BALLSTON SPA — “Happiness is still homemade” declares a sign hanging above the entrance to Shelley Smith’s kitchen. It’s a place where family and friends are pitching in together to make pies and where customers come in droves to get a small taste of home.

It was a cold, blustery day and I let the warm and inviting smells of baking apples and brownies draw me in to Smith’s Orchard Bake Shop. It is a small, unassuming building located at the front of their 1,000-acre farm that almost never came to be. In 1999, a fire, started by faulty farm machinery, consumed what is now cold storage for their apples but miraculously stopped just short of the kitchen, which was only framed in at the time.

Smith took it as a good omen that her kitchen was saved and has been pouring her appreciation into every handmade pie ever since. Saying the pies are “handmade” isn’t merely a slogan at the Smith’s Bake Shop. Every pie crust is pulled together by hand and filled individually.

“Everything is hand done like you would do at home if you’d make a pie,” said Smith. A mixer would take away the tender flakey crust she said, an element that helps to make her pies so distinctive.

Between now and Thanksgiving her staff will swell from a handful to a couple dozen people busy in the kitchen baking approximately 7,000 pies. With an oven capacity of 100 pies an hour, they work tirelessly making sure the pies that are a family tradition in the Smith household can become one in homes across the country and overseas as well.

Customers make this possible because they carry them there by hand. The Smith’s do not have a mail order business and rarely ship pies. In fact, preorders stack up so quickly, the pies they actually have on hand for walk-in customers vary among their 20 varieties, with rarely a single pie hanging around for even a 24-hour period.

The farm produces mainly apples, but also pears and plums in their 10 acres of orchards. They used to struggle to find a market for all of their fruit but since they started making pies, the 2,000 bushels of apples grown on the farm are used up easily. Smith’s apple pies are made with a combination of apples, allowing for a wonderful blend of tastes in each bite. The pies are comprised of Cortland, Ida Reds and a hard-to-grow variety named Northern Spies. Perched on trees 40-feet tall and tough to prune, Northern Spies are unreliable producers, offering small golf-ball sized apples one year and grapefruit-sized ones the next, said Walt Smith.

“We still grow them and use them in our pies because they are that good,” said Shelley as Walt nodded in agreement. It was Walt’s parents that started the farm in 1931, and he was born there. Now he spends his retirement there, and among his other farm duties, folds up to 70,000 pie boxes a year.

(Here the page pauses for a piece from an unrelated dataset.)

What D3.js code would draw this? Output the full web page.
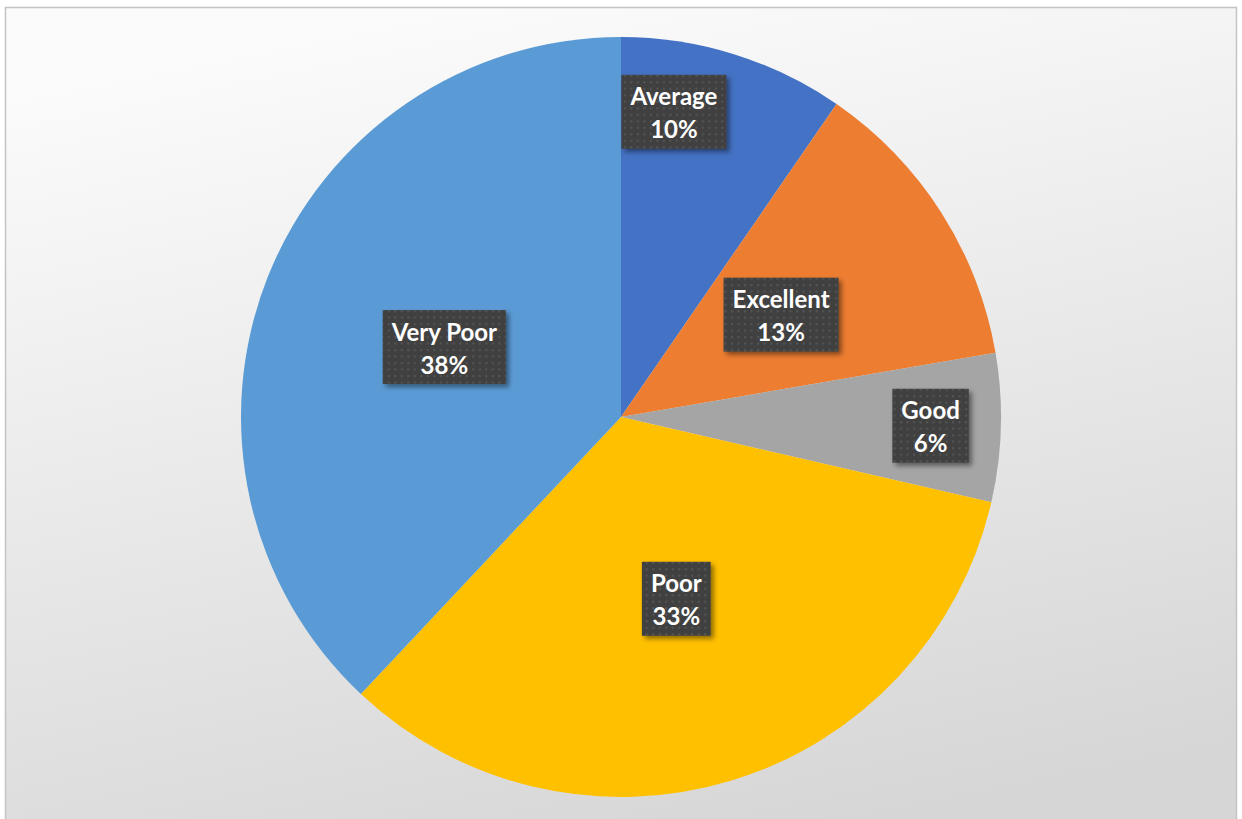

Diversification is important to the farm he said, and they are proud to have a dairy cow herd of 350 head, pigs that have a main diet of apple peels, antibiotic and hormone-free meats, canned goods and award-winning cider donuts for sale.

“We’re very fair people. We’re here to make a living, not make a killing,” said Shelley. “We have a product that makes people happy, and that’s what we strive to do.”

“In business, you eat your mistakes, but my mistakes taste good,” added Walt.

The cash register is run by Walt’s wife, Lorrie Smith.

“I used to make all my own pies, but I can’t beat these,” she said in between ringing up customers. The Smith’s also have a cash box for those in a rush, but what they don’t accept is credit or debit cards. Whether you’ve come for Shelley’s favorite; the raspberry peach pie, or are stocking up your entire kitchen; cash, checks or Smith’s Orchard gift certificates will ensure you don’t leave empty-handed.

His arms loaded with two full-size pies, two gallons of apple cider and a bag of cider donuts, Mike Podolec came from West Glenville prepared.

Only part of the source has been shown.